**SET TASK:** Write out each line that follows exactly as it stands, without the pictures.

★ ★ ★ ★ ★ ★ ★

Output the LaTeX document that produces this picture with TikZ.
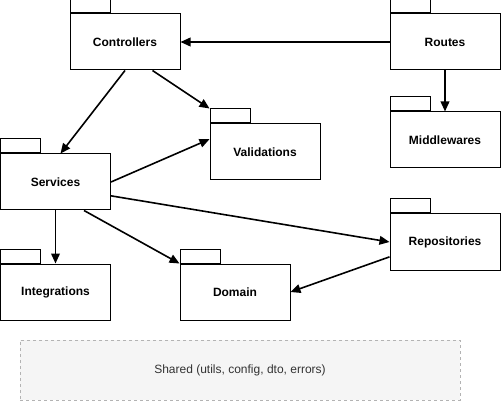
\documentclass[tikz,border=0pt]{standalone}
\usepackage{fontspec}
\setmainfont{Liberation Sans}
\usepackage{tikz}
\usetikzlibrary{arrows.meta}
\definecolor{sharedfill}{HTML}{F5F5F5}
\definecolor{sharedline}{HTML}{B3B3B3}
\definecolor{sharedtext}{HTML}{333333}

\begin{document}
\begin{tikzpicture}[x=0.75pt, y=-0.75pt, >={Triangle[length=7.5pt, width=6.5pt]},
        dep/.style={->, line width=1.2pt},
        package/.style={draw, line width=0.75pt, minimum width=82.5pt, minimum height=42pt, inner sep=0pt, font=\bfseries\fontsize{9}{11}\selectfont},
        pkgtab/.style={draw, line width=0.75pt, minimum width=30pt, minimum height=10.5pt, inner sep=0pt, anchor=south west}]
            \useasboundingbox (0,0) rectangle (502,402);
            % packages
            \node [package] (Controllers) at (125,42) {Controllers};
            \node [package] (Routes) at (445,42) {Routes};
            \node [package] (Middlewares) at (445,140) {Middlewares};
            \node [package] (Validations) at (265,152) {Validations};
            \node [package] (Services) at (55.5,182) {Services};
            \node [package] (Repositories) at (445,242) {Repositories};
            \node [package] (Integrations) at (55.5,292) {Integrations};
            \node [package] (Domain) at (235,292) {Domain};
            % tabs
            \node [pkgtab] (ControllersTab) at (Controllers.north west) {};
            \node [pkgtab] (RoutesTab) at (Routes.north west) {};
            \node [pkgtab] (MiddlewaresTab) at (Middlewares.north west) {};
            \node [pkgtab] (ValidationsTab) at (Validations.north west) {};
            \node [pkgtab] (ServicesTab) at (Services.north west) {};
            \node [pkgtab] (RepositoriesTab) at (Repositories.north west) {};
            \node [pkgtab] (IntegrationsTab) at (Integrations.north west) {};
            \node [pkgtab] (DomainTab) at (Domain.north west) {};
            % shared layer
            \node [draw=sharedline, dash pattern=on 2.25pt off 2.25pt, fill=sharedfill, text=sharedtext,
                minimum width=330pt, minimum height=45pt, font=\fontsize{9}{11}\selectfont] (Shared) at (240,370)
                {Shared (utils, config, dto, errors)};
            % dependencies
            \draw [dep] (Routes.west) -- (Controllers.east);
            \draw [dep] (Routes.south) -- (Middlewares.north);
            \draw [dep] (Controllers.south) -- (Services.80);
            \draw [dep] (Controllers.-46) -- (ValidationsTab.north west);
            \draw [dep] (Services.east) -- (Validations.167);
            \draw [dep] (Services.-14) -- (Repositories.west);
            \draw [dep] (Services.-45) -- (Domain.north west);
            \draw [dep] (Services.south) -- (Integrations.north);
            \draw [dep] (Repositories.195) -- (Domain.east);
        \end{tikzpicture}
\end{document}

★ ★ ★ ★ ★ ★ ★

**FINISHED EXERCISE:**
Output the LaTeX document that produces this picture with TikZ.
\documentclass[tikz,border=0pt]{standalone}
\usepackage{fontspec}
\setmainfont{Liberation Sans}
\usepackage{tikz}
\usetikzlibrary{arrows.meta}
\definecolor{sharedfill}{HTML}{F5F5F5}
\definecolor{sharedline}{HTML}{B3B3B3}
\definecolor{sharedtext}{HTML}{333333}

\begin{document}
\begin{tikzpicture}[x=0.75pt, y=-0.75pt, >={Triangle[length=7.5pt, width=6.5pt]},
        dep/.style={->, line width=1.2pt},
        package/.style={draw, line width=0.75pt, minimum width=82.5pt, minimum height=42pt, inner sep=0pt, font=\bfseries\fontsize{9}{11}\selectfont},
        pkgtab/.style={draw, line width=0.75pt, minimum width=30pt, minimum height=10.5pt, inner sep=0pt, anchor=south west}]
            \useasboundingbox (0,0) rectangle (502,402);
            % packages
            \node [package] (Controllers) at (125,42) {Controllers};
            \node [package] (Routes) at (445,42) {Routes};
            \node [package] (Middlewares) at (445,140) {Middlewares};
            \node [package] (Validations) at (265,152) {Validations};
            \node [package] (Services) at (55.5,182) {Services};
            \node [package] (Repositories) at (445,242) {Repositories};
            \node [package] (Integrations) at (55.5,292) {Integrations};
            \node [package] (Domain) at (235,292) {Domain};
            % tabs
            \node [pkgtab] (ControllersTab) at (Controllers.north west) {};
            \node [pkgtab] (RoutesTab) at (Routes.north west) {};
            \node [pkgtab] (MiddlewaresTab) at (Middlewares.north west) {};
            \node [pkgtab] (ValidationsTab) at (Validations.north west) {};
            \node [pkgtab] (ServicesTab) at (Services.north west) {};
            \node [pkgtab] (RepositoriesTab) at (Repositories.north west) {};
            \node [pkgtab] (IntegrationsTab) at (Integrations.north west) {};
            \node [pkgtab] (DomainTab) at (Domain.north west) {};
            % shared layer
            \node [draw=sharedline, dash pattern=on 2.25pt off 2.25pt, fill=sharedfill, text=sharedtext,
                minimum width=330pt, minimum height=45pt, font=\fontsize{9}{11}\selectfont] (Shared) at (240,370)
                {Shared (utils, config, dto, errors)};
            % dependencies
            \draw [dep] (Routes.west) -- (Controllers.east);
            \draw [dep] (Routes.south) -- (Middlewares.north);
            \draw [dep] (Controllers.south) -- (Services.80);
            \draw [dep] (Controllers.-46) -- (ValidationsTab.north west);
            \draw [dep] (Services.east) -- (Validations.167);
            \draw [dep] (Services.-14) -- (Repositories.west);
            \draw [dep] (Services.-45) -- (Domain.north west);
            \draw [dep] (Services.south) -- (Integrations.north);
            \draw [dep] (Repositories.195) -- (Domain.east);
        \end{tikzpicture}
\end{document}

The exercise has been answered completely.